**EXERCISE TASK**. Restate, exactly and without pictures, the lines from the start of the listing below through the line holding "const keys = rowGroup.map((g, i)".
:: RAW DATA
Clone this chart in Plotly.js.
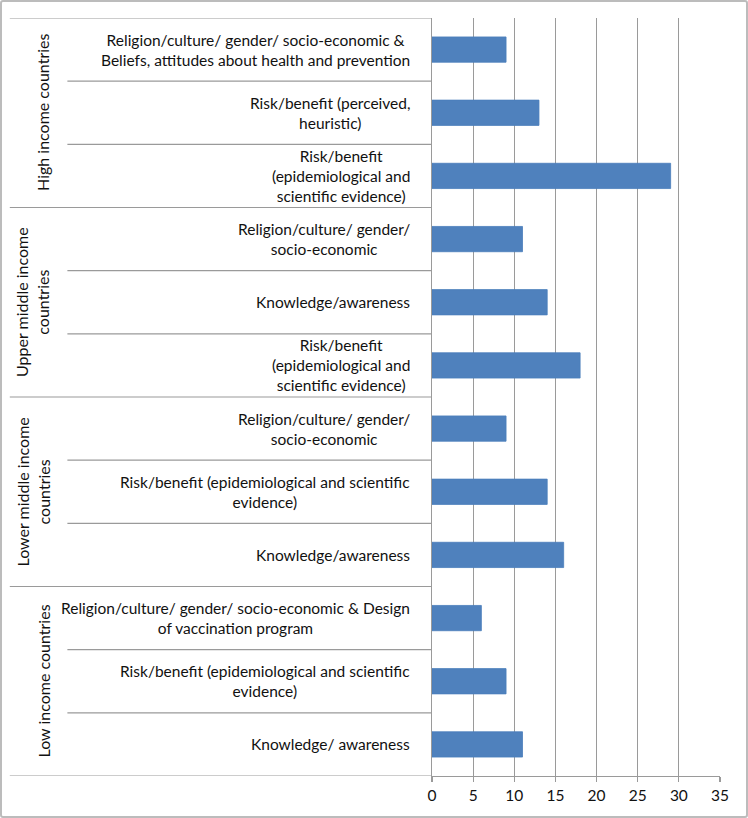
<!DOCTYPE html>
<html>
<head>
<meta charset="utf-8">
<script src="https://cdn.plot.ly/plotly-3.0.1.min.js"></script>
<style>
  html, body { margin: 0; padding: 0; background: #fff; }
  #wrap { position: relative; width: 748px; height: 818px; }
  #chart { width: 748px; height: 818px; }
  #frame { position: absolute; left: 0; top: 0; width: 748px; height: 818px; box-sizing: border-box;
           border: 2px solid #bcbcbc; border-radius: 3px; pointer-events: none; }
</style>
</head>
<body>
<div id="wrap"><div id="chart"></div><div id="frame"></div></div>
<script>
// Income groups, listed bottom to top (as drawn)
const groups = ["Low income countries", "Lower middle income countries", "Upper middle income countries", "High income countries"];
const groupLabels = ["Low income countries", "Lower middle income<br>countries", "Upper middle income<br>countries", "High income countries"];

// Category rows, bottom to top
const rowGroup = [
  "Low income countries", "Low income countries", "Low income countries",
  "Lower middle income countries", "Lower middle income countries", "Lower middle income countries",
  "Upper middle income countries", "Upper middle income countries", "Upper middle income countries",
  "High income countries", "High income countries", "High income countries"
];
const rowFactor = [
  "Knowledge/ awareness",
  "Risk/benefit (epidemiological and scientific<br>evidence)",
  "Religion/culture/ gender/ socio-economic & Design<br>of vaccination program",
  "Knowledge/awareness",
  "Risk/benefit (epidemiological and scientific<br>evidence)",
  "Religion/culture/ gender/<br>socio-economic",
  "Risk/benefit<br>(epidemiological and<br>scientific evidence)",
  "Knowledge/awareness",
  "Religion/culture/ gender/<br>socio-economic",
  "Risk/benefit<br>(epidemiological and<br>scientific evidence)",
  "Risk/benefit (perceived,<br>heuristic)",
  "Religion/culture/ gender/ socio-economic &<br>Beliefs, attitudes about health and prevention"
];
const counts = [11, 9, 6, 16, 14, 9, 18, 14, 11, 29, 13, 9];

const xTickValues = [0, 5, 10, 15, 20, 25, 30, 35];

const keys = rowGroup.map((g, i) => g + " | " + rowFactor[i]);

const font = { family: "Lato, 'Open Sans', sans-serif", size: 15.5, color: "#111" };
const groupFont = { family: "Lato, 'Open Sans', sans-serif", size: 16, color: "#111" };
const lineCol = "#9a9a9a";

// Table-like category axis: separators and labels
const shapes = [];
const annotations = [];
const xInner = -1.266, xOuter = -1.466;
for (let i = 0; i <= keys.length; i++) {
  const isGroupEdge = (i === 0 || i === keys.length || rowGroup[i] !== rowGroup[i - 1]);
  shapes.push({
    type: "line", xref: "paper", yref: "y",
    x0: isGroupEdge ? xOuter : xInner, x1: 0,
    y0: i - 0.5, y1: i - 0.5,
    line: { color: lineCol, width: 1.2 }
  });
}
keys.forEach((k, i) => {
  annotations.push({
    xref: "paper", yref: "y", x: -0.07, y: k, xanchor: "right", yanchor: "middle",
    text: rowFactor[i], showarrow: false, align: "center", font: font
  });
});
groups.forEach((g, gi) => {
  const idx = rowGroup.map((r, i) => r === g ? i : -1).filter(i => i >= 0);
  const mid = keys[idx[Math.floor(idx.length / 2)]];
  annotations.push({
    xref: "paper", yref: "y", x: -1.31, y: mid, xanchor: "right", yanchor: "middle",
    text: groupLabels[gi], showarrow: false, textangle: -90, align: "center", font: groupFont
  });
});

const trace = {
  type: "bar", orientation: "h",
  x: counts, y: keys,
  marker: { color: "#4F81BD", line: { color: "#4A7EBB", width: 0.8 } },
  hoverinfo: "x+y"
};

const layout = {
  width: 748, height: 818,
  margin: { l: 432, r: 28, t: 18, b: 42 },
  paper_bgcolor: "#fff", plot_bgcolor: "#fff",
  font: font,
  showlegend: false,
  bargap: 0.6,
  xaxis: {
    range: [0, 35], tickvals: xTickValues, ticktext: xTickValues.map(String),
    ticks: "outside", ticklen: 5, tickcolor: lineCol, tickwidth: 1.2,
    showline: true, linecolor: lineCol, linewidth: 1.2,
    showgrid: true, gridcolor: lineCol, gridwidth: 1.2,
    zeroline: false, tickfont: font, fixedrange: true
  },
  yaxis: {
    type: "category", categoryorder: "array", categoryarray: keys,
    range: [-0.5, keys.length - 0.5],
    showticklabels: false, ticks: "", showgrid: false, zeroline: false,
    showline: true, linecolor: lineCol, linewidth: 1.2, fixedrange: true
  },
  shapes: shapes,
  annotations: annotations
};

Plotly.newPlot("chart", [trace], layout, { displayModeBar: false, staticPlot: true });
</script>
</body>
</html>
::::
**EXPECTED ANSWER**.
Clone this chart in Plotly.js.
<!DOCTYPE html>
<html>
<head>
<meta charset="utf-8">
<script src="https://cdn.plot.ly/plotly-3.0.1.min.js"></script>
<style>
  html, body { margin: 0; padding: 0; background: #fff; }
  #wrap { position: relative; width: 748px; height: 818px; }
  #chart { width: 748px; height: 818px; }
  #frame { position: absolute; left: 0; top: 0; width: 748px; height: 818px; box-sizing: border-box;
           border: 2px solid #bcbcbc; border-radius: 3px; pointer-events: none; }
</style>
</head>
<body>
<div id="wrap"><div id="chart"></div><div id="frame"></div></div>
<script>
// Income groups, listed bottom to top (as drawn)
const groups = ["Low income countries", "Lower middle income countries", "Upper middle income countries", "High income countries"];
const groupLabels = ["Low income countries", "Lower middle income<br>countries", "Upper middle income<br>countries", "High income countries"];

// Category rows, bottom to top
const rowGroup = [
  "Low income countries", "Low income countries", "Low income countries",
  "Lower middle income countries", "Lower middle income countries", "Lower middle income countries",
  "Upper middle income countries", "Upper middle income countries", "Upper middle income countries",
  "High income countries", "High income countries", "High income countries"
];
const rowFactor = [
  "Knowledge/ awareness",
  "Risk/benefit (epidemiological and scientific<br>evidence)",
  "Religion/culture/ gender/ socio-economic & Design<br>of vaccination program",
  "Knowledge/awareness",
  "Risk/benefit (epidemiological and scientific<br>evidence)",
  "Religion/culture/ gender/<br>socio-economic",
  "Risk/benefit<br>(epidemiological and<br>scientific evidence)",
  "Knowledge/awareness",
  "Religion/culture/ gender/<br>socio-economic",
  "Risk/benefit<br>(epidemiological and<br>scientific evidence)",
  "Risk/benefit (perceived,<br>heuristic)",
  "Religion/culture/ gender/ socio-economic &<br>Beliefs, attitudes about health and prevention"
];
const counts = [11, 9, 6, 16, 14, 9, 18, 14, 11, 29, 13, 9];

const xTickValues = [0, 5, 10, 15, 20, 25, 30, 35];

const keys = rowGroup.map((g, i) => g + " | " + rowFactor[i]);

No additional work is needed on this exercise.